The set of functions provided in AMPS have been chosen to be efficient to compute over high volumes of rapidly changing data.
AVG
AVG
AVG(expression)
Averages an expression.
Parameters
expression
: The expression to average.
Returns
The mean value of the values specified by the expression.
ANY
ANY
ANY(expression)
Returns one of the set of values in the expression.
Parameters
expression
: The expression to evaluate.
Returns
One of the set of values in the expression.
COUNT
COUNT
COUNT(expression)
Counts the values in an expression.
Parameters
expression
: The expression to count values from.
Returns
The number of values specified by the expression.
COUNT_DISTINCT
COUNT_DISTINCT
COUNT_DISTINCT(expression)
Counts the number of distinct values in an expression, ignoring NULL
.
Parameters
expression
: The expression to count distinct values from.
Returns
The number of distinct values in the expression. AMPS type conversion rules apply when determining distinct values.
GROUP_CONCAT
GROUP_CONCAT
GROUP_CONCAT(expression, [delimiter])
Creates a list of the distinct values in the specified expression, using the second argument as the delimiter.
Parameters
expression
: The expression that provides the values to concatenate.delimiter
: Optional. The delimiter to use between values. If no delimiter is provided, the delimiter defaults to,
(a comma).
Returns
A string that contains the distinct values from the expression, separated by the delimiter. This function returns a string, regardless of the types of the values in the expression. The order of the values within the string is not guaranteed.
MIN
MIN
MIN(expression)
Returns the minimum value out of the values specified by the expression.
Parameters
expression
: The expression to find the minimum value from.
Returns
The minimum value.
MAX
MAX
MAX(expression)
Returns the maximum value out of the values specified by the expression.
Parameters
expression
: The expression to find the maximum value from.
Returns
The maximum value.
STDDEV_POP
STDDEV_POP
STDDEV_POP(expression)
Calculates the population standard deviation of an expression.
Parameters
expression
: The expression for which to calculate the standard deviation.
Returns
The calculated standard deviation.
STDDEV_SAMP
STDDEV_SAMP
STDDEV_SAMP(expression)
Calculates the sample standard deviation of an expression.
Parameters
expression
: The expression for which to calculate the standard deviation.
Returns
The calculated standard deviation.
SUM
SUM
SUM(expression)
Calculates the summation over an expression.
Parameters
expression
: The expression to sum.
Returns
The total value of the values specified by the expression.
UNIQUE
UNIQUE
UNIQUE(expression)
Determines if all of the values in a given field match within the group.
Parameters
expression
: The expression to check for uniqueness.
Returns
If all of the values match, returns the value. Otherwise, returns NULL
.
Null values are not included in aggregate expressions with AMPS, nor in ANSI SQL. COUNT
will count only non-null values, SUM
will add only non-null values, AVG
will average only non-null values, and MIN
and MAX
ignore NULL
values, and so on.
MIN
and MAX
can operate on either numbers or strings, or a combination of the two. AMPS compares values using the principles described for comparison operators. For MIN
and MAX
, AMPS determines order based on these rules:
- Numbers sort in numeric order.
- String values sort in ASCII order.
- When comparing a number to a string, convert the string to a number, and use a numeric comparison. If that is not successful, the value of the string is higher than the value of the number.

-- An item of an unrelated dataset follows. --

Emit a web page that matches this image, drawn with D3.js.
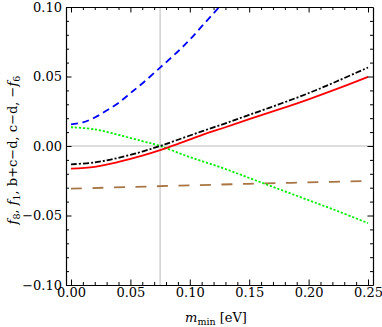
<!DOCTYPE html>
<html>
<head>
<meta charset="utf-8">
<script src="https://cdn.jsdelivr.net/npm/d3@7"></script>
<style>
  body { margin: 0; background: #fff; }
  svg { display: block; }
</style>
</head>
<body>
<svg id="chart" width="382" height="327"></svg>
<script>
// values: [m_min, value]
const blueF8 = [[0, 0.0155], [0.01, 0.017], [0.02, 0.0205], [0.03, 0.0255], [0.04, 0.031], [0.05, 0.038],
  [0.06, 0.045], [0.075, 0.0564], [0.09, 0.068], [0.1, 0.0765], [0.11, 0.086], [0.12, 0.0955], [0.13, 0.105]]
const greenF1 = [[0, 0.0135], [0.02, 0.012], [0.04, 0.008], [0.06, 0.0035], [0.075, 0.0], [0.1, -0.008],
  [0.125, -0.015], [0.15, -0.023], [0.175, -0.031], [0.2, -0.039], [0.225, -0.047], [0.25, -0.0555]]
const redBCD = [[0, -0.0163], [0.02, -0.015], [0.04, -0.0115], [0.06, -0.007], [0.075, -0.003], [0.09, 0.0015],
  [0.11, 0.0078], [0.13, 0.0135], [0.15, 0.0193], [0.175, 0.0263], [0.2, 0.0336], [0.225, 0.0414], [0.25, 0.0497]]
const blackCD = [[0, -0.0132], [0.02, -0.0118], [0.04, -0.0085], [0.06, -0.004], [0.075, 0.0], [0.09, 0.0045],
  [0.11, 0.0105], [0.13, 0.0163], [0.15, 0.0224], [0.175, 0.030], [0.2, 0.038], [0.225, 0.047], [0.25, 0.0565]]
const brownF6 = [[0, -0.0307], [0.05, -0.0295], [0.1, -0.0283], [0.15, -0.0272], [0.2, -0.0262], [0.25, -0.0252]]

const xTicks = [0, 0.05, 0.1, 0.15, 0.2, 0.25]
const yTicks = [-0.1, -0.05, 0, 0.05, 0.1]
const gridX = 0.075

const svg = d3.select('#chart')
const fLeft = 66, fRight = 373, fTop = 7, fBottom = 285
const serif = '"DejaVu Serif", "Liberation Serif", serif'

const x = d3.scaleLinear().domain([-0.0042, 0.2542]).range([fLeft, fRight])
const y = d3.scaleLinear().domain([-0.1, 0.1]).range([fBottom, fTop])

// grid lines
svg.append('line')
  .attr('x1', x(gridX)).attr('x2', x(gridX)).attr('y1', fTop).attr('y2', fBottom)
  .attr('stroke', '#bbb').attr('stroke-width', 1)
svg.append('line')
  .attr('x1', fLeft).attr('x2', fRight).attr('y1', y(0)).attr('y2', y(0))
  .attr('stroke', '#bbb').attr('stroke-width', 1)

// curves, clipped to the frame
svg.append('defs').append('clipPath').attr('id', 'clip')
  .append('rect').attr('x', fLeft).attr('y', fTop).attr('width', fRight - fLeft).attr('height', fBottom - fTop)

const line = d3.line().curve(d3.curveCatmullRom)
  .x(d => x(d[0])).y(d => y(d[1]))

const series = [
  { data: brownF6, color: '#a87644', dash: '11,10.5' },
  { data: greenF1, color: '#00f000', dash: '2.2,1.8' },
  { data: redBCD, color: '#ff0000', dash: null },
  { data: blackCD, color: '#000', dash: '6,2,2,2' },
  { data: blueF8, color: '#0000ff', dash: '7,4.5' }
]

const g = svg.append('g').attr('clip-path', 'url(#clip)')
g.selectAll('path').data(series).join('path')
  .attr('d', d => line(d.data))
  .attr('fill', 'none')
  .attr('stroke', d => d.color)
  .attr('stroke-width', 1.8)
  .attr('stroke-dasharray', d => d.dash)

// frame with inward ticks
function minorTicks (lo, hi, step) {
  return d3.range(Math.round(lo / step), Math.round(hi / step) + 1).map(i => i * step)
}
const xMinor = minorTicks(0, 0.25, 0.01)
const yMinor = minorTicks(-0.1, 0.1, 0.01)
const isMajor = (v, step) => Math.abs(v / step - Math.round(v / step)) < 1e-6

svg.append('g').attr('transform', `translate(0,${fBottom})`)
  .call(d3.axisBottom(x).tickValues(xMinor).tickSizeInner(-3).tickSizeOuter(0).tickFormat(''))
  .call(a => a.selectAll('.tick line').filter(d => isMajor(d, 0.05)).attr('y2', -5.5))
svg.append('g').attr('transform', `translate(0,${fBottom})`)
  .call(d3.axisBottom(x).tickValues(xTicks).tickSize(0).tickPadding(3).tickFormat(d3.format('.2f')))
  .call(a => a.select('.domain').remove())
svg.append('g').attr('transform', `translate(0,${fTop})`)
  .call(d3.axisTop(x).tickValues(xMinor).tickSizeInner(-3).tickSizeOuter(0).tickFormat(''))
  .call(a => a.selectAll('.tick line').filter(d => isMajor(d, 0.05)).attr('y2', 5.5))

svg.append('g').attr('transform', `translate(${fLeft},0)`)
  .call(d3.axisLeft(y).tickValues(yMinor).tickSizeInner(-3).tickSizeOuter(0).tickFormat(''))
  .call(a => a.selectAll('.tick line').filter(d => isMajor(d, 0.05)).attr('x2', 5.5))
svg.append('g').attr('transform', `translate(${fLeft},0)`)
  .call(d3.axisLeft(y).tickValues(yTicks).tickSize(0).tickPadding(4)
    .tickFormat(d => (d < 0 ? '\u2212' : '') + d3.format('.2f')(Math.abs(d))))
  .call(a => a.select('.domain').remove())
svg.append('g').attr('transform', `translate(${fRight},0)`)
  .call(d3.axisRight(y).tickValues(yMinor).tickSizeInner(-3).tickSizeOuter(0).tickFormat(''))
  .call(a => a.selectAll('.tick line').filter(d => isMajor(d, 0.05)).attr('x2', -5.5))

svg.selectAll('.domain').attr('stroke', '#000').attr('stroke-width', 1.2)
svg.selectAll('.tick line').attr('stroke', '#000')
svg.selectAll('.tick text')
  .attr('font-family', serif).attr('font-size', 13).attr('fill', '#000')

// axis labels
const xl = svg.append('text').attr('x', 216).attr('y', 322)
  .attr('text-anchor', 'middle').attr('font-family', serif).attr('font-size', 13)
xl.append('tspan').attr('font-style', 'italic').text('m')
xl.append('tspan').attr('font-size', 9.5).attr('dy', 3).text('min')
xl.append('tspan').attr('dy', -3).text(' [eV]')

const yl = svg.append('text').attr('transform', 'translate(17,150) rotate(-90)')
  .attr('text-anchor', 'middle').attr('font-family', serif).attr('font-size', 13)
yl.append('tspan').attr('font-style', 'italic').text('f')
yl.append('tspan').attr('font-size', 9.5).attr('dy', 3).text('8')
yl.append('tspan').attr('dy', -3).text(', ')
yl.append('tspan').attr('font-style', 'italic').text('f')
yl.append('tspan').attr('font-size', 9.5).attr('dy', 3).text('1')
yl.append('tspan').attr('dy', -3).text(', b+c\u2212d, c\u2212d, \u2212')
yl.append('tspan').attr('font-style', 'italic').text('f')
yl.append('tspan').attr('font-size', 9.5).attr('dy', 3).text('6')
</script>
</body>
</html>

For example, given a field that has the following values across a set of messages:
24, 020, 'cat', 75, 1.3, 200, '75', '42'
MIN
will return 1.3
, MAX
will return 'cat'
. Notice that different message types may have different support for converting strings to numeric values: AMPS relies on the parsing done by the message type to determine the numeric value of a string.